Jim Chalmers in China ducking rockets and talking economy
Hours before Jim Chalmers touched down in Beijing, China’s rocket force blasted an intercontinental ballistic missile over the Pacific Ocean for the first time in 44 years.
It’s the sort of unnerving behaviour that hangs over the Australia-China relationship and compels Canberra to be realistic about what is possible in its relationship with Beijing.
As if to underline the point, the People’s Liberation Army navy also had all three of its enormous aircraft carriers patrolling waters off China’s coast for the first time.
Meanwhile, an Australian navy vessel on Wednesday sailed through the Taiwan Strait with their navy counterparts from Japan and, wait for it, New Zealand. Don’t we live in interesting times.
China’s economic policy makers wanted to focus on the “economic” part of the Australia-China Strategic Economic Dialogue, which the Treasurer co-chaired in Beijing late on Thursday.
Chinese President Xi Jinping even did his bit to put the economy in the headlines, gathering a group of his top comrades to discuss his country’s economic problems hours before the Australian Treasurer co-chaired the Australia-China dialogue with the head of the National Development and Reform Commission chairman Zheng Shanjie.
Chalmers had a lot of questions he wanted to pose about what he candidly described as the “weakness” in China’s economy.
What is Beijing’s assessment of its problems?
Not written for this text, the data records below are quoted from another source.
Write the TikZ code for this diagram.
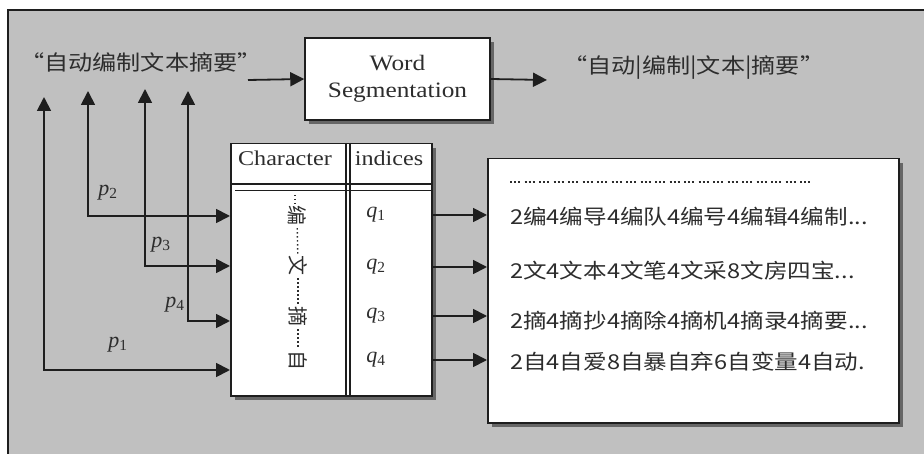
\documentclass[tikz,border=0pt]{standalone}
\usepackage{fontspec}
\setmainfont{Liberation Serif}
\newfontfamily\cjk{Noto Sans CJK SC}
\usetikzlibrary{arrows.meta,shadows}
\definecolor{panel}{RGB}{192,192,192}
\definecolor{ink}{RGB}{45,45,45}
\definecolor{edge}{RGB}{30,30,30}
\newcommand{\hstretch}[1]{\scalebox{1.15}[1]{#1}}
\newcommand{\idx}[2]{\textit{#1}\textsubscript{#2}}
\begin{document}
\begin{tikzpicture}[x=1pt,y=-1pt,
  tip/.tip={Triangle[length=14pt,width=14pt]},
  arr/.style={-tip, line width=1.8pt, draw=edge},
  dbl/.style={tip-tip, line width=1.8pt, draw=edge},
  box/.style={draw=edge, line width=1.5pt, fill=white, inner sep=0pt,
    drop shadow={shadow xshift=4pt, shadow yshift=-4pt, fill=black!60, opacity=1}},
  txt/.style={text=ink, inner sep=0pt},
  latin/.style={txt, font=\fontsize{21}{27}\selectfont},
  zh/.style={txt, font=\cjk\fontsize{21}{24}\selectfont},
  zhrow/.style={txt, anchor=west, font=\cjk\fontsize{20.5}{22}\selectfont},
  sym/.style={txt, font=\fontsize{22}{22}\selectfont},
  chr/.style={txt, rotate=-90, font=\cjk\fontsize{20}{20}\selectfont},
  dotline/.style={draw=ink, line width=1.4pt, dash pattern=on 1.4pt off 2.6pt}
]
\useasboundingbox (0,0) rectangle (924,454);
\clip (0,0) rectangle (924,454);
% panel
\fill[panel] (8,10) rectangle (930,460);
\draw[edge, line width=1.5pt] (930,10) -- (8,10) -- (8,460);

% top row
\node[zh, anchor=west] (src) at (20,62) {\hstretch{“自动编制文本摘要”}};
\node[box, minimum width=185pt, minimum height=82pt, align=center,
      font=\fontsize{22}{27}\selectfont, text=ink] (ws) at (397.5,79)
      {\hstretch{Word}\\\hstretch{Segmentation}};
\node[zh, anchor=west] (dst) at (563,68) {\hstretch{“自动|编制|文本|摘要”}};
\coordinate (a0) at (248,80);
\coordinate (a1) at (547,80);
\draw[arr] (a0) -- (ws.west);
\draw[arr] (ws.east) -- (a1);

% table
\node[box, minimum width=201pt, minimum height=252pt, anchor=north west] (tab) at (230,143) {};
\draw[edge, line width=1.3pt] (230,184) -- (431,184);
\draw[edge, line width=1pt] (235,191) -- (431,191);
\draw[edge, line width=1.2pt] (346,143) -- (346,395);
\draw[edge, line width=1.2pt] (350,143) -- (350,395);
\node[latin] (hc) at (285,158) {\hstretch{Character}};
\node[latin] (hi) at (389,158) {\hstretch{indices}};

\node[chr] (c1) at (297,216) {编};
\node[chr] (c2) at (298,266) {文};
\node[chr] (c3) at (298,317) {摘};
\node[chr] (c4) at (298,361) {自};
\draw[dotline] (295,195) -- (295,206);
\draw[dotline, shorten <=2pt, shorten >=2pt] (c1) -- (c2);
\draw[dotline, shorten <=2pt, shorten >=2pt] (c2) -- (c3);
\draw[dotline, shorten <=2pt, shorten >=2pt] (c3) -- (c4);

\node[sym] (q1) at (376,215) {\idx{q}{1}};
\node[sym] (q2) at (376,267) {\idx{q}{2}};
\node[sym] (q3) at (376,316) {\idx{q}{3}};
\node[sym] (q4) at (376,360) {\idx{q}{4}};

% right box
\node[box, minimum width=411pt, minimum height=264pt, anchor=north west] (rb) at (487,158) {};
\draw[draw=ink, line width=2pt, dash pattern=on 2pt off 2pt on 2pt off 2pt on 2pt off 4.5pt] (510,182) -- (810,182);
\node[zhrow] (l1) at (510,217) {\hstretch{2编4编导4编队4编号4编辑4编制...}};
\node[zhrow] (l2) at (510,271) {\hstretch{2文4文本4文笔4文采8文房四宝...}};
\node[zhrow] (l3) at (510,321) {\hstretch{2摘4摘抄4摘除4摘机4摘录4摘要...}};
\node[zhrow] (l4) at (510,362) {\hstretch{2自4自爱8自暴自弃6自变量4自动.}};

\draw[arr] (q1 -| tab.east) -- (q1 -| rb.west);
\draw[arr] (q2 -| tab.east) -- (q2 -| rb.west);
\draw[arr] (q3 -| tab.east) -- (q3 -| rb.west);
\draw[arr] (q4 -| tab.east) -- (q4 -| rb.west);

% left connectors
\coordinate (u1) at (44,97);
\coordinate (u2) at (88,91);
\coordinate (u3) at (145,89);
\coordinate (u4) at (188,91);
\coordinate (t1) at (230,370);
\coordinate (t2) at (230,216);
\coordinate (t3) at (230,266);
\coordinate (t4) at (230,321);
\draw[dbl] (u1) |- (t1);
\draw[dbl] (u2) |- (t2);
\draw[dbl] (u3) |- (t3);
\draw[dbl] (u4) |- (t4);
\node[sym] (p1) at (118,345) {\idx{p}{1}};
\node[sym] (p2) at (108,193) {\idx{p}{2}};
\node[sym] (p3) at (161,245) {\idx{p}{3}};
\node[sym] (p4) at (175,305) {\idx{p}{4}};
\end{tikzpicture}
\end{document}
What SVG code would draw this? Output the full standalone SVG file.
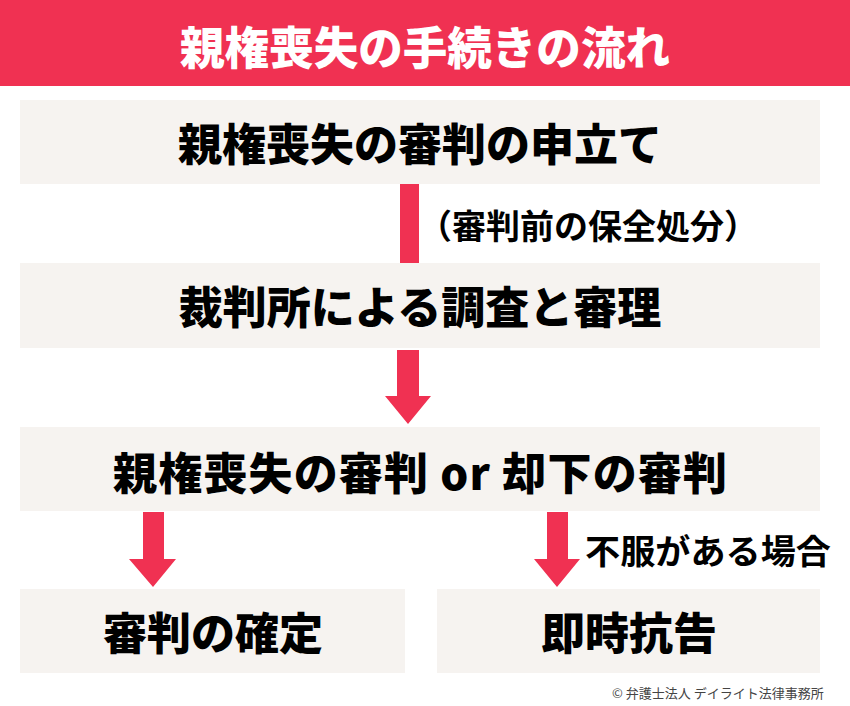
<svg xmlns="http://www.w3.org/2000/svg" width="850" height="706" viewBox="0 0 850 706">
<style>
.box{fill:#F6F3F0;}
.red{fill:#F03152;}
.t{font-family:"Noto Sans CJK JP","Noto Sans",sans-serif;font-weight:900;fill:#000;text-anchor:middle;dominant-baseline:central;}
.big{font-size:44px;}
.lbl{font-family:"Noto Sans CJK JP","Noto Sans",sans-serif;font-weight:700;fill:#000;dominant-baseline:central;font-size:34px;}
</style>
<rect width="850" height="706" fill="#FFFFFF"/>
<g id="header">
<rect x="0" y="0" width="850" height="86" class="red"/>
<text x="425" y="45" class="t" style="fill:#fff;font-size:45px" textLength="490" lengthAdjust="spacingAndGlyphs">親権喪失の手続きの流れ</text>
</g>
<g id="node1">
<rect x="20" y="100" width="800" height="84" class="box"/>
<text x="420" y="142" class="t big">親権喪失の審判の申立て</text>
</g>
<g id="node2">
<rect x="20" y="263" width="800" height="85" class="box"/>
<text x="420" y="305" class="t big">裁判所による調査と審理</text>
</g>
<g id="node3">
<rect x="20" y="427" width="800" height="84" class="box"/>
<text x="420" y="471" class="t big" textLength="614" lengthAdjust="spacing">親権喪失の審判 or 却下の審判</text>
</g>
<g id="node4">
<rect x="20" y="589" width="385" height="84" class="box"/>
<text x="213" y="631" class="t big">審判の確定</text>
</g>
<g id="node5">
<rect x="437" y="589" width="383" height="84" class="box"/>
<text x="629" y="631" class="t big">即時抗告</text>
</g>
<g id="connectors">
<rect x="400" y="184" width="19" height="79" class="red"/>
<text x="588" y="224" class="lbl" text-anchor="middle">（審判前の保全処分）</text>
<polygon points="397,350 419,350 419,396 431,396 408,424 385,396 397,396" class="red"/>
<polygon points="143,512 164,512 164,559 176,559 153,587 129,559 143,559" class="red"/>
<polygon points="547,512 568,512 568,559 580,559 557,587 534,559 547,559" class="red"/>
<text x="585" y="549" class="lbl" textLength="246" lengthAdjust="spacingAndGlyphs">不服がある場合</text>
</g>
<text x="612" y="692" font-family="Noto Sans CJK JP, sans-serif" font-size="13" fill="#444" dominant-baseline="central">© 弁護士法人 デイライト法律事務所</text>
</svg>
What is Beijing doing about it? And, in the Australian government debriefs after the meeting, is Beijing’s plan credible?
It’s clear that Xi and his colleagues are seeing worrying data that has urged them into action. Their success, or otherwise, is profoundly important to Australia.
The Treasurer didn’t need to speak to bigwigs at BHP, Rio Tinto or Fortescue – not to mention his opinionated mentor Paul Keating – to learn that what happens in China is hugely consequential to Australia.
His own department is all over it.
A one percentage point drop in China’s GDP growth knocks off about one-quarter of a percentage point of growth in Australia, or about $6bn in lost output.
And currently, Treasury is forecasting China to grow below 5 per cent for the next three years.
That would be the weakest period of growth since China began opening up in the late ’70s, the Treasurer noted.
For all the considerable gloom that hangs over the Chinese economy, many of Australia’s most profitable companies – and biggest taxpayers – continue to make extraordinary sums from trading with China.
Last year two-way trade hit a record $327bn, including more than $200bn of Australian exports to China. No country in the world has as big a trade surplus with China as Australia.
But those rockets and aircraft carriers niggle.
“Project Stabilisation” is not going to make them go away.
Australia’s “strategic” problems with China, as the euphemism goes, are the new normal of the relationship – a part of its backdrop now as expected as the green tea served during all the visiting Treasurer’s meetings during his brief two-day trip.
Dr Chalmers wasn’t wrong to note the improvement in Australia’s relations with China in the 2½ years the Albanese government has been in office.
That ministerial dialogue with China is taking place at its current tempo is undoubtedly a good thing.
But beyond the warm headlines in the Chinese press about the visit by the latest Australian government minister, loom troubling signs of what could be in store in the rest of Xi’s second decade in power.